**EXERCISE DETAILS**
Please transcribe the data below exactly. Leave the pictures out.

Start of DATA SECTION

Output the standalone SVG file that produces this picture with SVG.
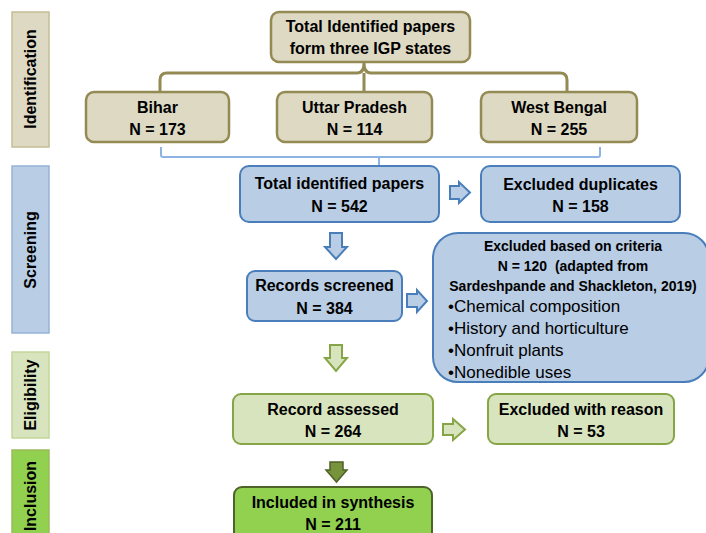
<svg xmlns="http://www.w3.org/2000/svg" width="706" height="533" viewBox="0 0 706 533">
<style>
text{font-family:"Liberation Sans",Arial,sans-serif;fill:#000;text-anchor:middle}
.b{font-weight:bold;font-size:16px}
.s{font-weight:bold;font-size:14px}
.r{font-size:17px;text-anchor:start}
.tan{fill:#ddd9c3;stroke:#948a54;stroke-width:2.5}
.blue{fill:#b9cde5;stroke:#4a7ebb;stroke-width:2}
.lg{fill:#d7e4bd;stroke:#86a546;stroke-width:2}
.dg{fill:#92d050;stroke:#4f6228;stroke-width:2}
.side{font-weight:bold;font-size:16px}
</style>
<rect width="706" height="533" fill="#fff"/>
<g id="phases">
<g id="phase-identification"><rect x="12" y="12" width="37" height="135" fill="#ddd9c3" stroke="#c4bd97" stroke-width="1.5"/><text class="side" transform="translate(36,79) rotate(-90)">Identification</text></g>
<g id="phase-screening"><rect x="12" y="166" width="37" height="167" fill="#b9cde5" stroke="#95b3d7" stroke-width="1.5"/><text class="side" transform="translate(36,250) rotate(-90)">Screening</text></g>
<g id="phase-eligibility"><rect x="12" y="352" width="37" height="86" fill="#d7e4bd" stroke="#c3d69b" stroke-width="1.5"/><text class="side" transform="translate(36,395) rotate(-90)">Eligibility</text></g>
<g id="phase-inclusion"><rect x="12" y="450" width="37" height="95" fill="#92d050" stroke="#9bbb59" stroke-width="1.5"/><text class="side" transform="translate(36,496) rotate(-90)">Inclusion</text></g>
</g>
<g id="connectors">
<path d="M160,92 L160,80 Q160,73 167,73 L357,73 Q364,73 364,63 Q364,73 371,73 L560,73 Q567,73 567,80 L567,92 M364,73 L364,92" fill="none" stroke="#948a54" stroke-width="3"/>
<path d="M161,147 L161,155 Q161,157 163,157 L598,157 Q600,157 600,155 L600,147 M379,157 L379,166" fill="none" stroke="#8db3e2" stroke-width="2"/>
<polygon points="330,233 342,233 342,247 347,247 336,259 325,247 330,247" fill="#b9cde5" stroke="#4a7ebb" stroke-width="2"/>
<polygon points="450,186 459,186 459,182 470,192.5 459,203 459,199 450,199" fill="#b9cde5" stroke="#4a7ebb" stroke-width="2"/>
<polygon points="407,294 417,294 417,290 427,301 417,312 417,307 407,307" fill="#b9cde5" stroke="#4a7ebb" stroke-width="2"/>
<polygon points="330,345 342,345 342,358 347,358 336,371 325,358 330,358" fill="#d7e4bd" stroke="#86a546" stroke-width="2"/>
<polygon points="443,424 453,424 453,419 465,429.5 453,440 453,435 443,435" fill="#d7e4bd" stroke="#86a546" stroke-width="2"/>
<polygon points="330,462 343,462 343,470 347,470 336.5,482 326,470 330,470" fill="#77933c" stroke="#4f6228" stroke-width="1.5"/>
</g>
<g id="node-total-igp"><rect class="tan" x="271" y="12" width="199" height="50" rx="8"/><text class="b" x="370.5" y="32">Total Identified papers</text><text class="b" x="370.5" y="54">form three IGP states</text></g>
<g id="node-bihar"><rect class="tan" x="86" y="92" width="143" height="50" rx="8"/><text class="b" x="157.5" y="113">Bihar</text><text class="b" x="157.5" y="135">N = 173</text></g>
<g id="node-up"><rect class="tan" x="277" y="92" width="155" height="50" rx="8"/><text class="b" x="354.5" y="113">Uttar Pradesh</text><text class="b" x="354.5" y="135">N = 114</text></g>
<g id="node-wb"><rect class="tan" x="481" y="92" width="156" height="50" rx="8"/><text class="b" x="559" y="113">West Bengal</text><text class="b" x="559" y="135">N = 255</text></g>
<g id="node-total"><rect class="blue" x="240" y="166" width="199" height="56" rx="9"/><text class="b" x="339.5" y="189">Total identified papers</text><text class="b" x="339.5" y="212">N = 542</text></g>
<g id="node-dup"><rect class="blue" x="481" y="166" width="199" height="56" rx="9"/><text class="b" x="580.5" y="190">Excluded duplicates</text><text class="b" x="580.5" y="212">N = 158</text></g>
<g id="node-screened"><rect class="blue" x="247" y="271" width="155" height="50" rx="8"/><text class="b" x="324.5" y="291">Records screened</text><text class="b" x="324.5" y="314">N = 384</text></g>
<g id="node-criteria"><rect class="blue" x="433" y="233" width="276" height="149" rx="25"/>
<text class="s" x="573" y="251">Excluded based on criteria</text>
<text class="s" x="573" y="271" xml:space="preserve">N = 120  (adapted from</text>
<text class="s" x="573" y="291">Sardeshpande and Shackleton, 2019)</text>
<text class="r" x="448" y="312">•Chemical composition</text>
<text class="r" x="448" y="334">•History and horticulture</text>
<text class="r" x="448" y="356">•Nonfruit plants</text>
<text class="r" x="448" y="378">•Nonedible uses</text></g>
<g id="node-assessed"><rect class="lg" x="233" y="394" width="200" height="50" rx="8"/><text class="b" x="333" y="415">Record assessed</text><text class="b" x="333" y="437">N = 264</text></g>
<g id="node-reason"><rect class="lg" x="488" y="394" width="186" height="50" rx="8"/><text class="b" x="581" y="415">Excluded with reason</text><text class="b" x="581" y="437">N = 53</text></g>
<g id="node-included"><rect class="dg" x="234" y="487" width="198" height="60" rx="8"/><text class="b" x="333" y="508">Included in synthesis</text><text class="b" x="333" y="530">N = 211</text></g>
</svg>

End of DATA SECTION

**PROBLEM SOLUTION**
Output the standalone SVG file that produces this picture with SVG.
<svg xmlns="http://www.w3.org/2000/svg" width="706" height="533" viewBox="0 0 706 533">
<style>
text{font-family:"Liberation Sans",Arial,sans-serif;fill:#000;text-anchor:middle}
.b{font-weight:bold;font-size:16px}
.s{font-weight:bold;font-size:14px}
.r{font-size:17px;text-anchor:start}
.tan{fill:#ddd9c3;stroke:#948a54;stroke-width:2.5}
.blue{fill:#b9cde5;stroke:#4a7ebb;stroke-width:2}
.lg{fill:#d7e4bd;stroke:#86a546;stroke-width:2}
.dg{fill:#92d050;stroke:#4f6228;stroke-width:2}
.side{font-weight:bold;font-size:16px}
</style>
<rect width="706" height="533" fill="#fff"/>
<g id="phases">
<g id="phase-identification"><rect x="12" y="12" width="37" height="135" fill="#ddd9c3" stroke="#c4bd97" stroke-width="1.5"/><text class="side" transform="translate(36,79) rotate(-90)">Identification</text></g>
<g id="phase-screening"><rect x="12" y="166" width="37" height="167" fill="#b9cde5" stroke="#95b3d7" stroke-width="1.5"/><text class="side" transform="translate(36,250) rotate(-90)">Screening</text></g>
<g id="phase-eligibility"><rect x="12" y="352" width="37" height="86" fill="#d7e4bd" stroke="#c3d69b" stroke-width="1.5"/><text class="side" transform="translate(36,395) rotate(-90)">Eligibility</text></g>
<g id="phase-inclusion"><rect x="12" y="450" width="37" height="95" fill="#92d050" stroke="#9bbb59" stroke-width="1.5"/><text class="side" transform="translate(36,496) rotate(-90)">Inclusion</text></g>
</g>
<g id="connectors">
<path d="M160,92 L160,80 Q160,73 167,73 L357,73 Q364,73 364,63 Q364,73 371,73 L560,73 Q567,73 567,80 L567,92 M364,73 L364,92" fill="none" stroke="#948a54" stroke-width="3"/>
<path d="M161,147 L161,155 Q161,157 163,157 L598,157 Q600,157 600,155 L600,147 M379,157 L379,166" fill="none" stroke="#8db3e2" stroke-width="2"/>
<polygon points="330,233 342,233 342,247 347,247 336,259 325,247 330,247" fill="#b9cde5" stroke="#4a7ebb" stroke-width="2"/>
<polygon points="450,186 459,186 459,182 470,192.5 459,203 459,199 450,199" fill="#b9cde5" stroke="#4a7ebb" stroke-width="2"/>
<polygon points="407,294 417,294 417,290 427,301 417,312 417,307 407,307" fill="#b9cde5" stroke="#4a7ebb" stroke-width="2"/>
<polygon points="330,345 342,345 342,358 347,358 336,371 325,358 330,358" fill="#d7e4bd" stroke="#86a546" stroke-width="2"/>
<polygon points="443,424 453,424 453,419 465,429.5 453,440 453,435 443,435" fill="#d7e4bd" stroke="#86a546" stroke-width="2"/>
<polygon points="330,462 343,462 343,470 347,470 336.5,482 326,470 330,470" fill="#77933c" stroke="#4f6228" stroke-width="1.5"/>
</g>
<g id="node-total-igp"><rect class="tan" x="271" y="12" width="199" height="50" rx="8"/><text class="b" x="370.5" y="32">Total Identified papers</text><text class="b" x="370.5" y="54">form three IGP states</text></g>
<g id="node-bihar"><rect class="tan" x="86" y="92" width="143" height="50" rx="8"/><text class="b" x="157.5" y="113">Bihar</text><text class="b" x="157.5" y="135">N = 173</text></g>
<g id="node-up"><rect class="tan" x="277" y="92" width="155" height="50" rx="8"/><text class="b" x="354.5" y="113">Uttar Pradesh</text><text class="b" x="354.5" y="135">N = 114</text></g>
<g id="node-wb"><rect class="tan" x="481" y="92" width="156" height="50" rx="8"/><text class="b" x="559" y="113">West Bengal</text><text class="b" x="559" y="135">N = 255</text></g>
<g id="node-total"><rect class="blue" x="240" y="166" width="199" height="56" rx="9"/><text class="b" x="339.5" y="189">Total identified papers</text><text class="b" x="339.5" y="212">N = 542</text></g>
<g id="node-dup"><rect class="blue" x="481" y="166" width="199" height="56" rx="9"/><text class="b" x="580.5" y="190">Excluded duplicates</text><text class="b" x="580.5" y="212">N = 158</text></g>
<g id="node-screened"><rect class="blue" x="247" y="271" width="155" height="50" rx="8"/><text class="b" x="324.5" y="291">Records screened</text><text class="b" x="324.5" y="314">N = 384</text></g>
<g id="node-criteria"><rect class="blue" x="433" y="233" width="276" height="149" rx="25"/>
<text class="s" x="573" y="251">Excluded based on criteria</text>
<text class="s" x="573" y="271" xml:space="preserve">N = 120  (adapted from</text>
<text class="s" x="573" y="291">Sardeshpande and Shackleton, 2019)</text>
<text class="r" x="448" y="312">•Chemical composition</text>
<text class="r" x="448" y="334">•History and horticulture</text>
<text class="r" x="448" y="356">•Nonfruit plants</text>
<text class="r" x="448" y="378">•Nonedible uses</text></g>
<g id="node-assessed"><rect class="lg" x="233" y="394" width="200" height="50" rx="8"/><text class="b" x="333" y="415">Record assessed</text><text class="b" x="333" y="437">N = 264</text></g>
<g id="node-reason"><rect class="lg" x="488" y="394" width="186" height="50" rx="8"/><text class="b" x="581" y="415">Excluded with reason</text><text class="b" x="581" y="437">N = 53</text></g>
<g id="node-included"><rect class="dg" x="234" y="487" width="198" height="60" rx="8"/><text class="b" x="333" y="508">Included in synthesis</text><text class="b" x="333" y="530">N = 211</text></g>
</svg>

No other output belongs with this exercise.